Having a failing software RAID isn’t a big issue, if monitoring is working (which wasn’t) and alerts are working (which where not) and the second disk of the raid is still working without issue, but I wanted to use this occasion to replace the disks against larger disks which also isn’t that hard but there are some things to be aware of to not screw it up, so here we go. Be aware that you can’t rely on this as a copy and paste manual, think before you do anything, especially that I wrote this a couple of days after replacing the disks and memory might have faded on this already.
If you ever see something like this from smartcl, then you better hurry up with those disks and hope you have a good backup.
Drive failure expected in less than 24 hours. SAVE ALL DATA.
Preparation
Shut of the server and insert new disks. In case your RAID is already degraded, make sure to pick the right disk from which you copy the data, on a raid1 you can access the data on the running disk without assembling the raid. Chances are that the broken disk won’t be accessible but you never know and if you mount the wrong disk you might copy old data.
Rescue System
First, you need to boot from a rescue system, I used Grml for this which was a great help, put it on a USB stick boot the system and you are good to go.
Copy the old data
After booting up, mdadm and lvm are good to go, just that all lvm are inactive and have to be activated in order to be able to access it.

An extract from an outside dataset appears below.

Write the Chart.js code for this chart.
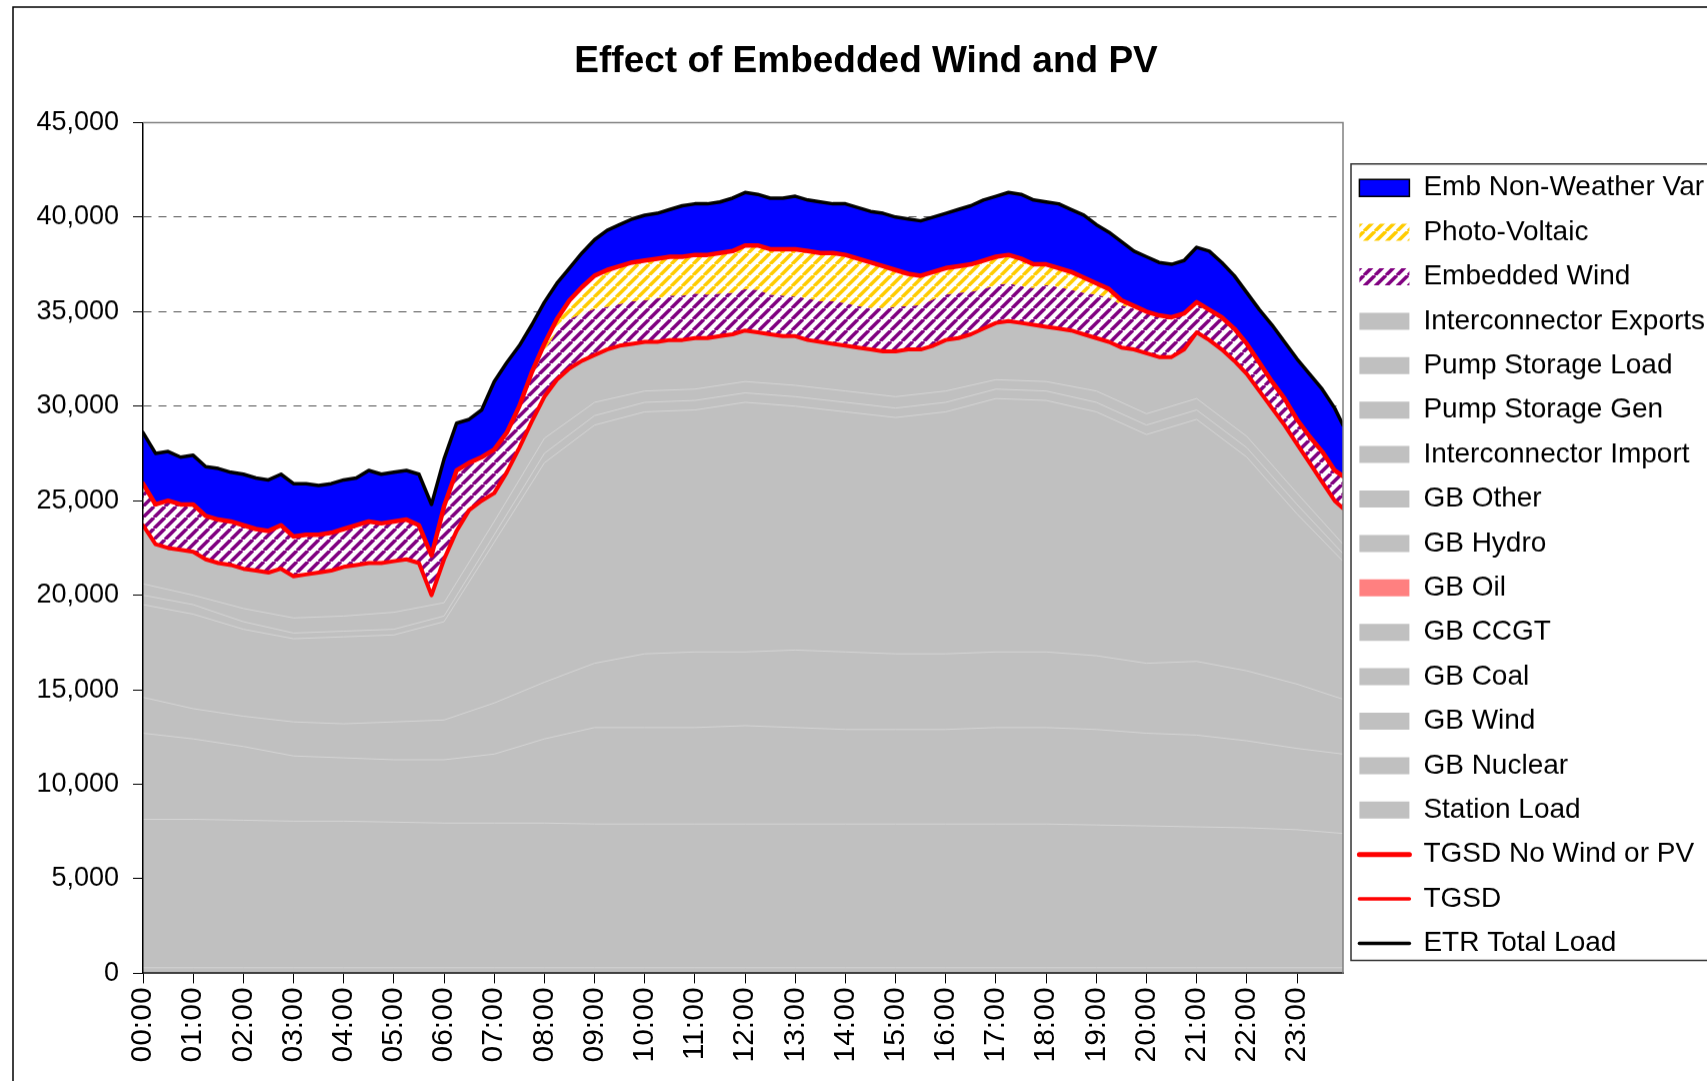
<!DOCTYPE html>
<html>
<head>
<meta charset="utf-8">
<title>Effect of Embedded Wind and PV</title>
<script src="https://cdn.jsdelivr.net/npm/chart.js@4.4.0/dist/chart.umd.min.js"></script>
<style>
  html, body { margin: 0; padding: 0; background: #fff; overflow: hidden; }
  #wrap { position: relative; width: 1707px; height: 1083px; overflow: hidden; }
  canvas { display: block; }
</style>
</head>
<body>
<div id="wrap"><canvas id="chart" width="1719" height="1083"></canvas></div>
<script>
// readings taken every 15 minutes, last one at 23:55
const quarterHours = [];
for (let q = 0; q < 96; q++) quarterHours.push(q / 4);
quarterHours.push(23 + 55 / 60);

// the thin generation layer lines are read once an hour
const hourTimes = [];
for (let h = 0; h < 24; h++) hourTimes.push(h);
hourTimes.push(23 + 55 / 60);

const hourLabels = ["00:00", "01:00", "02:00", "03:00", "04:00", "05:00", "06:00", "07:00",
  "08:00", "09:00", "10:00", "11:00", "12:00", "13:00", "14:00", "15:00",
  "16:00", "17:00", "18:00", "19:00", "20:00", "21:00", "22:00", "23:00"];

// MW, one row per hour (00, 15, 30, 45 min)
const etrTotalLoad = [
  28600, 27500, 27600, 27300,
  27400, 26800, 26700, 26500,
  26400, 26200, 26100, 26400,
  25900, 25900, 25800, 25900,
  26100, 26200, 26600, 26400,
  26500, 26600, 26400, 24800,
  27200, 29100, 29300, 29800,
  31300, 32300, 33200, 34300,
  35500, 36500, 37300, 38100,
  38800, 39300, 39600, 39900,
  40100, 40200, 40400, 40600,
  40700, 40700, 40800, 41000,
  41300, 41200, 41000, 41000,
  41100, 40900, 40800, 40700,
  40700, 40500, 40300, 40200,
  40000, 39900, 39800, 40000,
  40200, 40400, 40600, 40900,
  41100, 41300, 41200, 40900,
  40800, 40700, 40400, 40100,
  39600, 39200, 38700, 38200,
  37900, 37600, 37500, 37700,
  38400, 38200, 37600, 36900,
  36000, 35100, 34300, 33400,
  32500, 31700, 30900, 29900,
  29000
];

const tgsdNoWindPv = [
  25900, 24800, 25000, 24800,
  24800, 24200, 24000, 23900,
  23700, 23500, 23400, 23700,
  23100, 23200, 23200, 23300,
  23500, 23700, 23900, 23800,
  23900, 24000, 23700, 22100,
  24700, 26600, 27000, 27300,
  27700, 28600, 30000, 31800,
  33300, 34600, 35600, 36300,
  36900, 37200, 37400, 37600,
  37700, 37800, 37900, 37900,
  38000, 38000, 38100, 38200,
  38500, 38500, 38300, 38300,
  38300, 38200, 38100, 38100,
  38000, 37800, 37600, 37400,
  37200, 37000, 36900, 37100,
  37300, 37400, 37500, 37700,
  37900, 38000, 37800, 37500,
  37500, 37300, 37100, 36800,
  36500, 36200, 35600, 35300,
  35000, 34800, 34700, 34900,
  35500, 35100, 34700, 34100,
  33300, 32300, 31300, 30400,
  29300, 28400, 27600, 26600,
  26300
];

const tgsd = [
  23700, 22700, 22500, 22400,
  22300, 21900, 21700, 21600,
  21400, 21300, 21200, 21400,
  21000, 21100, 21200, 21300,
  21500, 21600, 21700, 21700,
  21800, 21900, 21700, 20000,
  21900, 23400, 24500, 25000,
  25400, 26500, 27800, 29200,
  30500, 31400, 32000, 32400,
  32700, 33000, 33200, 33300,
  33400, 33400, 33500, 33500,
  33600, 33600, 33700, 33800,
  34000, 33900, 33800, 33700,
  33700, 33500, 33400, 33300,
  33200, 33100, 33000, 32900,
  32900, 33000, 33000, 33200,
  33500, 33600, 33800, 34100,
  34400, 34500, 34400, 34300,
  34200, 34100, 34000, 33800,
  33600, 33400, 33100, 33000,
  32800, 32600, 32600, 33000,
  33900, 33500, 33000, 32400,
  31700, 30800, 29900, 29000,
  28000, 27000, 26000, 25000,
  24600
];

const pvOutput = [
  0, 0, 0, 0,
  0, 0, 0, 0,
  0, 0, 0, 0,
  0, 0, 0, 0,
  0, 0, 0, 0,
  0, 0, 0, 0,
  0, 0, 0, 10,
  30, 60, 120, 200,
  350, 650, 1000, 1400,
  1750, 1950, 2000, 2050,
  2100, 2100, 2050, 2050,
  2050, 2100, 2150, 2200,
  2300, 2350, 2400, 2450,
  2500, 2500, 2550, 2550,
  2550, 2500, 2400, 2200,
  1950, 1700, 1550, 1450,
  1400, 1400, 1450, 1500,
  1500, 1500, 1450, 1250,
  1100, 1000, 950, 800,
  600, 450, 250, 120,
  40, 0, 0, 0,
  0, 0, 0, 0,
  0, 0, 0, 0,
  0, 0, 0, 0,
  0
];

// tops of the grey generation layers (cumulative MW), hourly
const stationLoadTop = [300, 300, 300, 300, 300, 300, 300, 300, 300, 300, 300, 300, 300,
  300, 300, 300, 300, 300, 300, 300, 300, 300, 300, 300, 300];
const nuclearTop = [8150, 8150, 8100, 8050, 8050, 8000, 7950, 7950, 7950, 7900, 7900, 7900, 7900,
  7900, 7900, 7900, 7900, 7900, 7900, 7850, 7800, 7750, 7700, 7600, 7400];
const gbWindTop = [12700, 12400, 12000, 11500, 11400, 11300, 11300, 11600, 12400, 13000, 13000, 13000, 13100,
  13000, 12900, 12900, 12900, 13000, 13000, 12900, 12700, 12600, 12300, 11900, 11600];
const coalTop = [14600, 14000, 13600, 13300, 13200, 13300, 13400, 14300, 15400, 16400, 16900, 17000, 17000,
  17100, 17000, 16900, 16900, 17000, 17000, 16800, 16400, 16500, 16000, 15300, 14500];
const ccgtTop = [19500, 19000, 18200, 17700, 17800, 17900, 18600, 22800, 27000, 29000, 29700, 29800, 30200,
  30000, 29700, 29400, 29700, 30400, 30300, 29700, 28500, 29300, 27300, 24300, 21800];
const hydroTop = [20000, 19500, 18600, 18000, 18100, 18200, 18900, 23200, 27500, 29500, 30200, 30300, 30700,
  30500, 30200, 29900, 30200, 30900, 30800, 30200, 29000, 29800, 27800, 24800, 22200];
const otherTop = [20600, 20000, 19300, 18800, 18900, 19100, 19600, 23900, 28300, 30200, 30800, 30900, 31300,
  31100, 30800, 30500, 30800, 31400, 31300, 30800, 29600, 30400, 28400, 25400, 22700];

// top of the embedded wind band = TGSD no wind/PV minus the PV slice
const embWindTop = tgsdNoWindPv.map((v, i) => v - pvOutput[i]);

Chart.defaults.font.family = '"Liberation Sans", Arial, sans-serif';
Chart.defaults.color = '#000';

const canvas = document.getElementById("chart");
const ctx = canvas.getContext("2d");

function hatch(color) {
    const s = 11;
    const tile = document.createElement("canvas");
    tile.width = s;
    tile.height = s;
    const g = tile.getContext("2d");
    g.fillStyle = "#fff";
    g.fillRect(0, 0, s, s);
    g.strokeStyle = color;
    g.lineWidth = 3.5;
    g.beginPath();
    for (const k of [-s, 0, s]) {
        g.moveTo(k, s);
        g.lineTo(k + s, 0);
    }
    g.stroke();
    return ctx.createPattern(tile, "repeat");
}

const GREY = "#c0c0c0";
const LAYER_LINE = "#d5d5d5";
const pvHatch = hatch("#ffcc00");
const windHatch = hatch("#800080");

const pts = (times, vals) => vals.map((v, i) => ({ x: times[i], y: v }));

const layerLine = (label, vals) => ({
    label: label,
    data: pts(hourTimes, vals),
    borderColor: LAYER_LINE,
    borderWidth: 1,
    fill: false,
    order: 4,
});

const hidden = (label, times, vals) => ({
    label: label,
    data: pts(times, vals),
    borderWidth: 0,
    fill: false,
    order: 5,
});

const datasets = [
    { label: "Emb Non-Weather Var", data: pts(quarterHours, etrTotalLoad), fill: 15, backgroundColor: "#0000ff", borderWidth: 0, order: 5 },
    { label: "Photo-Voltaic", data: pts(quarterHours, tgsdNoWindPv), fill: 2, backgroundColor: pvHatch, borderWidth: 0, order: 5 },
    { label: "Embedded Wind", data: pts(quarterHours, embWindTop), fill: 16, backgroundColor: windHatch, borderWidth: 0, order: 5 },
    { label: "Interconnector Exports", data: pts(quarterHours, tgsd), fill: "origin", backgroundColor: GREY, borderWidth: 0, order: 5 },
    hidden("Pump Storage Load", quarterHours, tgsd),
    hidden("Pump Storage Gen", quarterHours, tgsd),
    hidden("Interconnector Import", quarterHours, tgsd),
    layerLine("GB Other", otherTop),
    layerLine("GB Hydro", hydroTop),
    hidden("GB Oil", hourTimes, ccgtTop),
    layerLine("GB CCGT", ccgtTop),
    layerLine("GB Coal", coalTop),
    layerLine("GB Wind", gbWindTop),
    layerLine("GB Nuclear", nuclearTop),
    layerLine("Station Load", stationLoadTop),
    { label: "TGSD No Wind or PV", data: pts(quarterHours, tgsdNoWindPv), borderColor: "#ff0000", borderWidth: 4.5, fill: false, order: 2 },
    { label: "TGSD", data: pts(quarterHours, tgsd), borderColor: "#ff0000", borderWidth: 4, fill: false, order: 2 },
    { label: "ETR Total Load", data: pts(quarterHours, etrTotalLoad), borderColor: "#000000", borderWidth: 3.5, fill: false, order: 1 },
];

// legend swatches, same order as the datasets
const keys = [
    { fill: "#0000ff", stroke: "#000", width: 1.5 },
    { fill: pvHatch },
    { fill: windHatch },
    { fill: GREY }, { fill: GREY }, { fill: GREY }, { fill: GREY },
    { fill: GREY }, { fill: GREY },
    { fill: "#ff8080" },
    { fill: GREY }, { fill: GREY }, { fill: GREY }, { fill: GREY }, { fill: GREY },
    { line: true, stroke: "#ff0000", width: 5 },
    { line: true, stroke: "#ff0000", width: 3.5 },
    { line: true, stroke: "#000000", width: 3.5 },
];

const frames = {
    id: "frames",
    afterDraw(chart) {
        const c = chart.ctx;
        const a = chart.chartArea;
        c.save();
        // outer chart border (picture is cropped right and bottom)
        c.strokeStyle = "#000";
        c.lineWidth = 1.5;
        c.beginPath();
        c.moveTo(13, chart.height + 5);
        c.lineTo(13, 7);
        c.lineTo(chart.width + 5, 7);
        c.stroke();
        // plot area border
        c.strokeStyle = "#808080";
        c.lineWidth = 1.5;
        c.beginPath();
        c.moveTo(a.left, a.top);
        c.lineTo(a.right, a.top);
        c.lineTo(a.right, a.bottom);
        c.stroke();
        // legend box
        const hb = chart.legend.legendHitBoxes;
        const last = hb[hb.length - 1];
        const top = hb[0].top - 10;
        const bottom = last.top + last.height + 3;
        c.strokeStyle = "#333";
        c.lineWidth = 1.5;
        c.beginPath();
        c.moveTo(chart.width + 5, top);
        c.lineTo(a.right + 8, top);
        c.lineTo(a.right + 8, bottom);
        c.lineTo(chart.width + 5, bottom);
        c.stroke();
        c.restore();
    },
};

const chart = new Chart(canvas, {
    type: "line",
    data: { datasets: datasets },
    plugins: [frames],
    options: {
        responsive: false,
        animation: false,
        events: [],
        layout: { padding: { left: 17, right: 0, top: 0, bottom: 15 } },
        elements: {
            point: { radius: 0, hitRadius: 0 },
            line: { tension: 0, borderJoinStyle: "round", borderCapStyle: "round" },
        },
        plugins: {
            filler: { drawTime: "beforeDatasetsDraw", propagate: false },
            tooltip: { enabled: false },
            title: {
                display: true,
                text: "Effect of Embedded Wind and PV",
                color: "#000",
                font: { size: 37, weight: "bold" },
                padding: { top: 40, bottom: 38 },
            },
            legend: {
                position: "right",
                align: "start",
                fullSize: true,
                // empty title only pushes the entries down to where the original has them
                title: { display: true, text: " ", font: { size: 10 }, padding: { top: 145.3, bottom: 0 } },
                labels: {
                    usePointStyle: true,
                    pointStyleWidth: 50,
                    boxHeight: 17,
                    padding: 16.4,
                    color: "#000",
                    font: { size: 28 },
                    generateLabels: (ch) => ch.data.datasets.map((ds, i) => ({
                        text: ds.label,
                        datasetIndex: i,
                        hidden: false,
                        fillStyle: keys[i].fill || "rgba(0,0,0,0)",
                        strokeStyle: keys[i].stroke || "rgba(0,0,0,0)",
                        lineWidth: keys[i].width || 0,
                        lineCap: "round",
                        pointStyle: keys[i].line ? "line" : "rect",
                        fontColor: "#000",
                    })),
                },
            },
        },
        scales: {
            x: {
                type: "linear",
                min: 0,
                max: 23 + 55 / 60,
                ticks: {
                    stepSize: 1,
                    includeBounds: false,
                    autoSkip: false,
                    maxRotation: 90,
                    minRotation: 90,
                    padding: 4,
                    color: "#000",
                    font: { size: 30 },
                    callback: (v) => hourLabels[v],
                },
                grid: { drawOnChartArea: false, tickLength: 10, tickColor: "#000", color: "#000" },
                border: { color: "#404040", width: 2, z: 1 },
            },
            y: {
                min: 0,
                max: 45000,
                afterFit: (scale) => { scale.width = 126; },
                ticks: {
                    stepSize: 5000,
                    padding: 14,
                    color: "#000",
                    font: { size: 27 },
                    callback: (v) => v.toLocaleString("en-US"),
                },
                grid: { color: "#555", lineWidth: 1, tickColor: "#000", tickLength: 10 },
                border: { color: "#000", width: 1.5, dash: [8, 7], z: 1 },
            },
        },
    },
});

// keep the plot's right edge where the original has it
const shift = 1343 - chart.chartArea.right;
if (Math.abs(shift) > 0.5) chart.resize(canvas.width + shift, 1083);
</script>
</body>
</html>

lvchange -a y /dev/vg0/...
Now you can copy your old data, my tool of choice is rsync
rsync -avP --numeric-ids /old-mount/ /new-mount/
Install GRUB on the new disks
From the rescue system, run grub-install on the new disks.
grub-install /dev/sda
grub-install /dev/sdb
Chroot into the old system
To continue you need to chroot into the old system but before that bind mount some directories from the rescue system into the new system,
mount --bind /dev /new-mount/dev/
mount --bind /proc /new-mount/proc/
mount -t sysfs sys /new-mount/sys/
and now chroot
chroot /new-mount/
Create a new mdadm.conf
In order for the software raid to work after rebooting, you need update /etc/mdadm.conf
mdadm --examine --scan >> /etc/mdadm.conf
Edit the file and remove the old disks from mdadm.conf or if you still need the disks after reboot, change the lines to not conflict with the new disks since you can’t have two md0 for example.
Update grub
First run update-initramfs to put all changes in initram.
Now run update-grub to fix grub otherwise it will try to boot from the old disks. Remember that you are still in chroot.
Fix fstab
Check your fstab and fix disk id’s to boot from the correct disks.
Reboot
Think that was everything needed to get the system up and running. Thanks to grml.org for the great rescue system.